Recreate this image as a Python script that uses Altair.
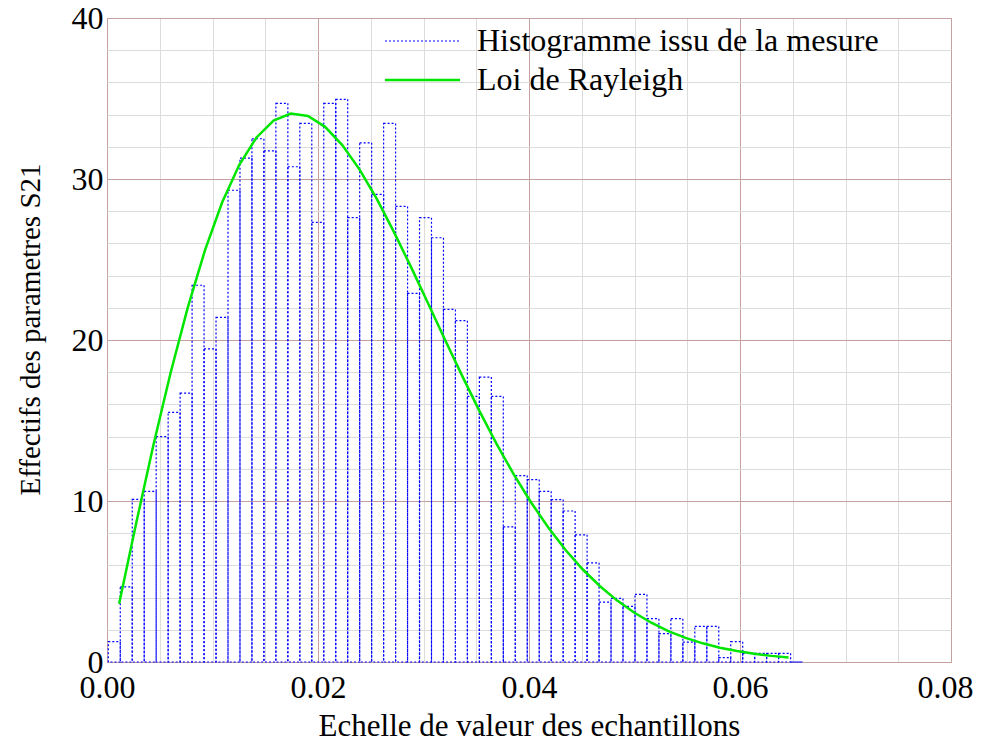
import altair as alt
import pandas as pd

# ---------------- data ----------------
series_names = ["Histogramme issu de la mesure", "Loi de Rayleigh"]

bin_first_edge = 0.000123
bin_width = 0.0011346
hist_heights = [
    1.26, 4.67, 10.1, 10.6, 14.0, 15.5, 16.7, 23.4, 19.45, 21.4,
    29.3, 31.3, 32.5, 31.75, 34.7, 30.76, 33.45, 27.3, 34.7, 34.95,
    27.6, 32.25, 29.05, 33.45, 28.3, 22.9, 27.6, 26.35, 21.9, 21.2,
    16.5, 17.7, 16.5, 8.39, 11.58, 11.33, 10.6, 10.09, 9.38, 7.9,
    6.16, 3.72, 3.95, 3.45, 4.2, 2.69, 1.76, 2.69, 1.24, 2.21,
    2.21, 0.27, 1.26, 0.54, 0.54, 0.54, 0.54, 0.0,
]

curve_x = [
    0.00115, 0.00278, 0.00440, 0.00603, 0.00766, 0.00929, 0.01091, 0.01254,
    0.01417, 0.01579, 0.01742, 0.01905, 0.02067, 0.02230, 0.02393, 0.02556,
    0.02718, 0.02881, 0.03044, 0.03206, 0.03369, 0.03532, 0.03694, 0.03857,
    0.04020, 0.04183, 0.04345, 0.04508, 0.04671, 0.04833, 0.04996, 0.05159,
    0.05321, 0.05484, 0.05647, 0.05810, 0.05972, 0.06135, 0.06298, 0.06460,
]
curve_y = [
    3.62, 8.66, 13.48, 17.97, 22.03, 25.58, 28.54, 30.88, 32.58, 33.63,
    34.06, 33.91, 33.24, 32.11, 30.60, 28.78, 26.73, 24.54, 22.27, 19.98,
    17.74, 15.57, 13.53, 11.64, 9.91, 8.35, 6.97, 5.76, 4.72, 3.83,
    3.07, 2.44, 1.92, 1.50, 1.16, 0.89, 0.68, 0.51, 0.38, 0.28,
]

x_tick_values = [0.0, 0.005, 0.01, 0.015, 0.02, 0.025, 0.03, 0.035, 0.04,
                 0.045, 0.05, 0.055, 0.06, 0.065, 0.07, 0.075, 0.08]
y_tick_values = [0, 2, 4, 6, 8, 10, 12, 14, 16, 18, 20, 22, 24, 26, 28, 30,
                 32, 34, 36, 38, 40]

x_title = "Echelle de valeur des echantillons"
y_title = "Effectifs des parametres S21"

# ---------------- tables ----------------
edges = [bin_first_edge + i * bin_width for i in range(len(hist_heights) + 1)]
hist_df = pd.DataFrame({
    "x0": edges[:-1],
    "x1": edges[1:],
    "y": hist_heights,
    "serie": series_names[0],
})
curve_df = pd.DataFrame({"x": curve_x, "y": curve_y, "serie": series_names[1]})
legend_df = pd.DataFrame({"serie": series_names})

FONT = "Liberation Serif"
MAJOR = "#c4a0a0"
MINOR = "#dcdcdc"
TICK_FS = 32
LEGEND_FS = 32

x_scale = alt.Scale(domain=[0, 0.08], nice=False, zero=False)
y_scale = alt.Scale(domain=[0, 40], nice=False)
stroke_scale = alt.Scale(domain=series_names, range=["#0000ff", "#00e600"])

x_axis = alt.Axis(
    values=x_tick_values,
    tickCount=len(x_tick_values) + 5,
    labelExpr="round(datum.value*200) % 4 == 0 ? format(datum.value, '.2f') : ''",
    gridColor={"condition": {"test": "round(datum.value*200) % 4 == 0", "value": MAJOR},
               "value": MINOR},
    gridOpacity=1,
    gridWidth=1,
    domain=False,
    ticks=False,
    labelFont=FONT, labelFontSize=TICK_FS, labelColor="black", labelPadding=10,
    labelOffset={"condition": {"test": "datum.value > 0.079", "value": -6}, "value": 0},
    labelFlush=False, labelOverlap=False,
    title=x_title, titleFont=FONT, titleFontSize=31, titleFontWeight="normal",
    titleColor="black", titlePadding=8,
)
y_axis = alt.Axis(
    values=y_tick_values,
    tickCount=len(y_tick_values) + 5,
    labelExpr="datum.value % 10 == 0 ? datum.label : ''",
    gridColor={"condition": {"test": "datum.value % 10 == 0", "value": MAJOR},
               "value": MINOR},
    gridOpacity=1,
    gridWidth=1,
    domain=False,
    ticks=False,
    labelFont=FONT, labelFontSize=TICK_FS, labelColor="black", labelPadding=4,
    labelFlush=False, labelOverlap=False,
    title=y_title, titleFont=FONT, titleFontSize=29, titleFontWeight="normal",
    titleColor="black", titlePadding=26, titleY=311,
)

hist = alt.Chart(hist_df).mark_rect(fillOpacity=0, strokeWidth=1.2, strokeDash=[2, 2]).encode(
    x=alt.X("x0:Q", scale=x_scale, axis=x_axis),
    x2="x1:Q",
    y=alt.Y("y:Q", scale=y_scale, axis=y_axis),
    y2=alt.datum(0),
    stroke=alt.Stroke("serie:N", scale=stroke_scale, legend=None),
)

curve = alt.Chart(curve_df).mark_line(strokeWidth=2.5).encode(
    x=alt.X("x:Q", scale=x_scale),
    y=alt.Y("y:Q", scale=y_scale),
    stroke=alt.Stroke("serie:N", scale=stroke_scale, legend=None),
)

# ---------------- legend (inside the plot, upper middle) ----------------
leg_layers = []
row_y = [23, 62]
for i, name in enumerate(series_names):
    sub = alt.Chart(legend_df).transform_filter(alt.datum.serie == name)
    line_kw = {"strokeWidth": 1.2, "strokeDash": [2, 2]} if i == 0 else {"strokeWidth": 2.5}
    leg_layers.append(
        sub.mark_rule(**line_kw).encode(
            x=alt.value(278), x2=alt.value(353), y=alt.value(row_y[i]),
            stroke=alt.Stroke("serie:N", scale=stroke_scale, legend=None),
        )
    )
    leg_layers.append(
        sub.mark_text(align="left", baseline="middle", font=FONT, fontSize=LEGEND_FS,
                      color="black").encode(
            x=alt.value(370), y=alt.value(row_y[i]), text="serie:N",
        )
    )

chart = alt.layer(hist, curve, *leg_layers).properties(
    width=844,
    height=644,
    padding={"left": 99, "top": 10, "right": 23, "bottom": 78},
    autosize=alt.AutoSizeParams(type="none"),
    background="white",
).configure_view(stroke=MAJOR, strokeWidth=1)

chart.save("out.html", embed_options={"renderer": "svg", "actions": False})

■ ■ ■ ■

EXERCISE DETAILS:
Output the lines above in full and exactly as given, omitting any pictures.

RESULT OF THIS TASK:
Recreate this image as a Python script that uses Altair.
import altair as alt
import pandas as pd

# ---------------- data ----------------
series_names = ["Histogramme issu de la mesure", "Loi de Rayleigh"]

bin_first_edge = 0.000123
bin_width = 0.0011346
hist_heights = [
    1.26, 4.67, 10.1, 10.6, 14.0, 15.5, 16.7, 23.4, 19.45, 21.4,
    29.3, 31.3, 32.5, 31.75, 34.7, 30.76, 33.45, 27.3, 34.7, 34.95,
    27.6, 32.25, 29.05, 33.45, 28.3, 22.9, 27.6, 26.35, 21.9, 21.2,
    16.5, 17.7, 16.5, 8.39, 11.58, 11.33, 10.6, 10.09, 9.38, 7.9,
    6.16, 3.72, 3.95, 3.45, 4.2, 2.69, 1.76, 2.69, 1.24, 2.21,
    2.21, 0.27, 1.26, 0.54, 0.54, 0.54, 0.54, 0.0,
]

curve_x = [
    0.00115, 0.00278, 0.00440, 0.00603, 0.00766, 0.00929, 0.01091, 0.01254,
    0.01417, 0.01579, 0.01742, 0.01905, 0.02067, 0.02230, 0.02393, 0.02556,
    0.02718, 0.02881, 0.03044, 0.03206, 0.03369, 0.03532, 0.03694, 0.03857,
    0.04020, 0.04183, 0.04345, 0.04508, 0.04671, 0.04833, 0.04996, 0.05159,
    0.05321, 0.05484, 0.05647, 0.05810, 0.05972, 0.06135, 0.06298, 0.06460,
]
curve_y = [
    3.62, 8.66, 13.48, 17.97, 22.03, 25.58, 28.54, 30.88, 32.58, 33.63,
    34.06, 33.91, 33.24, 32.11, 30.60, 28.78, 26.73, 24.54, 22.27, 19.98,
    17.74, 15.57, 13.53, 11.64, 9.91, 8.35, 6.97, 5.76, 4.72, 3.83,
    3.07, 2.44, 1.92, 1.50, 1.16, 0.89, 0.68, 0.51, 0.38, 0.28,
]

x_tick_values = [0.0, 0.005, 0.01, 0.015, 0.02, 0.025, 0.03, 0.035, 0.04,
                 0.045, 0.05, 0.055, 0.06, 0.065, 0.07, 0.075, 0.08]
y_tick_values = [0, 2, 4, 6, 8, 10, 12, 14, 16, 18, 20, 22, 24, 26, 28, 30,
                 32, 34, 36, 38, 40]

x_title = "Echelle de valeur des echantillons"
y_title = "Effectifs des parametres S21"

# ---------------- tables ----------------
edges = [bin_first_edge + i * bin_width for i in range(len(hist_heights) + 1)]
hist_df = pd.DataFrame({
    "x0": edges[:-1],
    "x1": edges[1:],
    "y": hist_heights,
    "serie": series_names[0],
})
curve_df = pd.DataFrame({"x": curve_x, "y": curve_y, "serie": series_names[1]})
legend_df = pd.DataFrame({"serie": series_names})

FONT = "Liberation Serif"
MAJOR = "#c4a0a0"
MINOR = "#dcdcdc"
TICK_FS = 32
LEGEND_FS = 32

x_scale = alt.Scale(domain=[0, 0.08], nice=False, zero=False)
y_scale = alt.Scale(domain=[0, 40], nice=False)
stroke_scale = alt.Scale(domain=series_names, range=["#0000ff", "#00e600"])

x_axis = alt.Axis(
    values=x_tick_values,
    tickCount=len(x_tick_values) + 5,
    labelExpr="round(datum.value*200) % 4 == 0 ? format(datum.value, '.2f') : ''",
    gridColor={"condition": {"test": "round(datum.value*200) % 4 == 0", "value": MAJOR},
               "value": MINOR},
    gridOpacity=1,
    gridWidth=1,
    domain=False,
    ticks=False,
    labelFont=FONT, labelFontSize=TICK_FS, labelColor="black", labelPadding=10,
    labelOffset={"condition": {"test": "datum.value > 0.079", "value": -6}, "value": 0},
    labelFlush=False, labelOverlap=False,
    title=x_title, titleFont=FONT, titleFontSize=31, titleFontWeight="normal",
    titleColor="black", titlePadding=8,
)
y_axis = alt.Axis(
    values=y_tick_values,
    tickCount=len(y_tick_values) + 5,
    labelExpr="datum.value % 10 == 0 ? datum.label : ''",
    gridColor={"condition": {"test": "datum.value % 10 == 0", "value": MAJOR},
               "value": MINOR},
    gridOpacity=1,
    gridWidth=1,
    domain=False,
    ticks=False,
    labelFont=FONT, labelFontSize=TICK_FS, labelColor="black", labelPadding=4,
    labelFlush=False, labelOverlap=False,
    title=y_title, titleFont=FONT, titleFontSize=29, titleFontWeight="normal",
    titleColor="black", titlePadding=26, titleY=311,
)

hist = alt.Chart(hist_df).mark_rect(fillOpacity=0, strokeWidth=1.2, strokeDash=[2, 2]).encode(
    x=alt.X("x0:Q", scale=x_scale, axis=x_axis),
    x2="x1:Q",
    y=alt.Y("y:Q", scale=y_scale, axis=y_axis),
    y2=alt.datum(0),
    stroke=alt.Stroke("serie:N", scale=stroke_scale, legend=None),
)

curve = alt.Chart(curve_df).mark_line(strokeWidth=2.5).encode(
    x=alt.X("x:Q", scale=x_scale),
    y=alt.Y("y:Q", scale=y_scale),
    stroke=alt.Stroke("serie:N", scale=stroke_scale, legend=None),
)

# ---------------- legend (inside the plot, upper middle) ----------------
leg_layers = []
row_y = [23, 62]
for i, name in enumerate(series_names):
    sub = alt.Chart(legend_df).transform_filter(alt.datum.serie == name)
    line_kw = {"strokeWidth": 1.2, "strokeDash": [2, 2]} if i == 0 else {"strokeWidth": 2.5}
    leg_layers.append(
        sub.mark_rule(**line_kw).encode(
            x=alt.value(278), x2=alt.value(353), y=alt.value(row_y[i]),
            stroke=alt.Stroke("serie:N", scale=stroke_scale, legend=None),
        )
    )
    leg_layers.append(
        sub.mark_text(align="left", baseline="middle", font=FONT, fontSize=LEGEND_FS,
                      color="black").encode(
            x=alt.value(370), y=alt.value(row_y[i]), text="serie:N",
        )
    )

chart = alt.layer(hist, curve, *leg_layers).properties(
    width=844,
    height=644,
    padding={"left": 99, "top": 10, "right": 23, "bottom": 78},
    autosize=alt.AutoSizeParams(type="none"),
    background="white",
).configure_view(stroke=MAJOR, strokeWidth=1)

chart.save("out.html", embed_options={"renderer": "svg", "actions": False})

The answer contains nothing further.